### [DATA LINES]
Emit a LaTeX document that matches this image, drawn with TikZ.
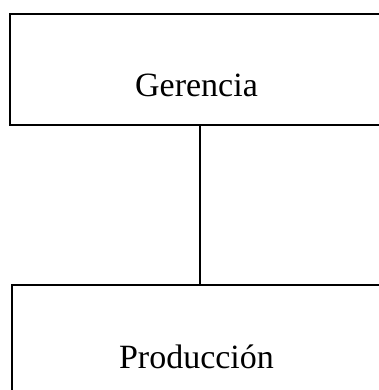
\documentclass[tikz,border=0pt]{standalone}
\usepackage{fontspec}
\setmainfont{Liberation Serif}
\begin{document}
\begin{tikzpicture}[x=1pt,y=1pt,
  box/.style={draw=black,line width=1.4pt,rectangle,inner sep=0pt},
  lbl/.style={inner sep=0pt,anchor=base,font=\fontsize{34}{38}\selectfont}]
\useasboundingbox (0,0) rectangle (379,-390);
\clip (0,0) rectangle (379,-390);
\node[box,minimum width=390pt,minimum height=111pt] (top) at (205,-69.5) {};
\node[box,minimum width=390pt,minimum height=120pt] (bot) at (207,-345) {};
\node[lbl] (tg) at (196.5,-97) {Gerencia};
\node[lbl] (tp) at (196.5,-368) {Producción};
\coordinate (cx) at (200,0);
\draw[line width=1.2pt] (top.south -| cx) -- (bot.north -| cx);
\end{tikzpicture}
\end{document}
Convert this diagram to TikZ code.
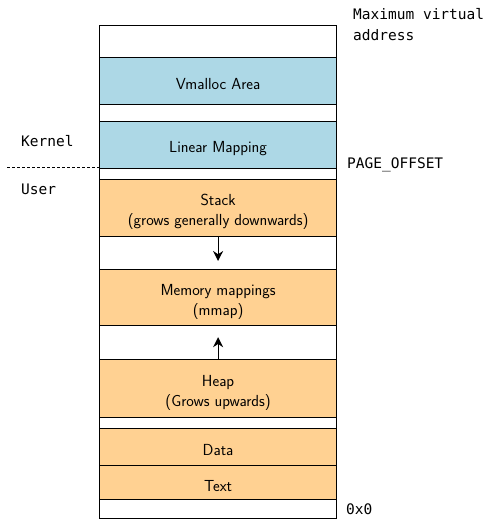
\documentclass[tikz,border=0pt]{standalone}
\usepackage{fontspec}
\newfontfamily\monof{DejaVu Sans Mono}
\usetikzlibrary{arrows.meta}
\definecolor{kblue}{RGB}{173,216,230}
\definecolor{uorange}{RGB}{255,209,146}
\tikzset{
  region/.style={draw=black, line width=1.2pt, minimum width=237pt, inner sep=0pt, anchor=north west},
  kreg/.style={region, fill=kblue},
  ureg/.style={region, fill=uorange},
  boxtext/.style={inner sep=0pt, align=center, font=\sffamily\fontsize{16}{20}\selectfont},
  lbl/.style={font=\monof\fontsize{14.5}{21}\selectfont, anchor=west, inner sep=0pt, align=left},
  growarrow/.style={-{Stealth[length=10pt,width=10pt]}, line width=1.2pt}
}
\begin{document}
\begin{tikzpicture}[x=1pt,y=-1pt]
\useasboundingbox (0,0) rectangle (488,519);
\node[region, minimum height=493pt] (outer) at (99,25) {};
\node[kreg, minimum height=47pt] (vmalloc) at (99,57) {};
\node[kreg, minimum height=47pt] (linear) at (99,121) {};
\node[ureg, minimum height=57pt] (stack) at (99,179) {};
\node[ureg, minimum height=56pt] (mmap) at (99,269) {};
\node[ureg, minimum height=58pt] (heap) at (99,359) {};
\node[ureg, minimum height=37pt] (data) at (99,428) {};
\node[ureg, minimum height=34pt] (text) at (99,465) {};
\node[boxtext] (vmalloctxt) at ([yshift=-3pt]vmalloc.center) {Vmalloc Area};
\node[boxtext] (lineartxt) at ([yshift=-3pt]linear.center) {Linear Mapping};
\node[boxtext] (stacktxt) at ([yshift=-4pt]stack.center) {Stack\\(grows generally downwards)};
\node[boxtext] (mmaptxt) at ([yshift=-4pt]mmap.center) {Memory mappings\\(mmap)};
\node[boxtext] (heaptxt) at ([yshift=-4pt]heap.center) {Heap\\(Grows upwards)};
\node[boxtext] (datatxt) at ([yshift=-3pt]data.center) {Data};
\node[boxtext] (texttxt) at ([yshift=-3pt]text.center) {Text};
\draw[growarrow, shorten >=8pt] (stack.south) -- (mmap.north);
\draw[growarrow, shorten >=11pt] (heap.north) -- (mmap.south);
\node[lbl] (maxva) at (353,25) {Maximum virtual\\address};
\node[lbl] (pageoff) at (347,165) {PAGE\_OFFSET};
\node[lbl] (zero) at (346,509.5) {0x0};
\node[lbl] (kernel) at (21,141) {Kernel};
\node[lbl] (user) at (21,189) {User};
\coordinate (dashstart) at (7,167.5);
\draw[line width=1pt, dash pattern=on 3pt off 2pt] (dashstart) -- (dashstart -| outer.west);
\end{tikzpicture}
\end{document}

### [OBJECTIVE]
Drop the images and quote the entries word for word.

### [WRITTEN SOLUTION]
Emit a LaTeX document that matches this image, drawn with TikZ.
\documentclass[tikz,border=0pt]{standalone}
\usepackage{fontspec}
\setmainfont{Liberation Serif}
\begin{document}
\begin{tikzpicture}[x=1pt,y=1pt,
  box/.style={draw=black,line width=1.4pt,rectangle,inner sep=0pt},
  lbl/.style={inner sep=0pt,anchor=base,font=\fontsize{34}{38}\selectfont}]
\useasboundingbox (0,0) rectangle (379,-390);
\clip (0,0) rectangle (379,-390);
\node[box,minimum width=390pt,minimum height=111pt] (top) at (205,-69.5) {};
\node[box,minimum width=390pt,minimum height=120pt] (bot) at (207,-345) {};
\node[lbl] (tg) at (196.5,-97) {Gerencia};
\node[lbl] (tp) at (196.5,-368) {Producción};
\coordinate (cx) at (200,0);
\draw[line width=1.2pt] (top.south -| cx) -- (bot.north -| cx);
\end{tikzpicture}
\end{document}
Convert this diagram to TikZ code.
\documentclass[tikz,border=0pt]{standalone}
\usepackage{fontspec}
\newfontfamily\monof{DejaVu Sans Mono}
\usetikzlibrary{arrows.meta}
\definecolor{kblue}{RGB}{173,216,230}
\definecolor{uorange}{RGB}{255,209,146}
\tikzset{
  region/.style={draw=black, line width=1.2pt, minimum width=237pt, inner sep=0pt, anchor=north west},
  kreg/.style={region, fill=kblue},
  ureg/.style={region, fill=uorange},
  boxtext/.style={inner sep=0pt, align=center, font=\sffamily\fontsize{16}{20}\selectfont},
  lbl/.style={font=\monof\fontsize{14.5}{21}\selectfont, anchor=west, inner sep=0pt, align=left},
  growarrow/.style={-{Stealth[length=10pt,width=10pt]}, line width=1.2pt}
}
\begin{document}
\begin{tikzpicture}[x=1pt,y=-1pt]
\useasboundingbox (0,0) rectangle (488,519);
\node[region, minimum height=493pt] (outer) at (99,25) {};
\node[kreg, minimum height=47pt] (vmalloc) at (99,57) {};
\node[kreg, minimum height=47pt] (linear) at (99,121) {};
\node[ureg, minimum height=57pt] (stack) at (99,179) {};
\node[ureg, minimum height=56pt] (mmap) at (99,269) {};
\node[ureg, minimum height=58pt] (heap) at (99,359) {};
\node[ureg, minimum height=37pt] (data) at (99,428) {};
\node[ureg, minimum height=34pt] (text) at (99,465) {};
\node[boxtext] (vmalloctxt) at ([yshift=-3pt]vmalloc.center) {Vmalloc Area};
\node[boxtext] (lineartxt) at ([yshift=-3pt]linear.center) {Linear Mapping};
\node[boxtext] (stacktxt) at ([yshift=-4pt]stack.center) {Stack\\(grows generally downwards)};
\node[boxtext] (mmaptxt) at ([yshift=-4pt]mmap.center) {Memory mappings\\(mmap)};
\node[boxtext] (heaptxt) at ([yshift=-4pt]heap.center) {Heap\\(Grows upwards)};
\node[boxtext] (datatxt) at ([yshift=-3pt]data.center) {Data};
\node[boxtext] (texttxt) at ([yshift=-3pt]text.center) {Text};
\draw[growarrow, shorten >=8pt] (stack.south) -- (mmap.north);
\draw[growarrow, shorten >=11pt] (heap.north) -- (mmap.south);
\node[lbl] (maxva) at (353,25) {Maximum virtual\\address};
\node[lbl] (pageoff) at (347,165) {PAGE\_OFFSET};
\node[lbl] (zero) at (346,509.5) {0x0};
\node[lbl] (kernel) at (21,141) {Kernel};
\node[lbl] (user) at (21,189) {User};
\coordinate (dashstart) at (7,167.5);
\draw[line width=1pt, dash pattern=on 3pt off 2pt] (dashstart) -- (dashstart -| outer.west);
\end{tikzpicture}
\end{document}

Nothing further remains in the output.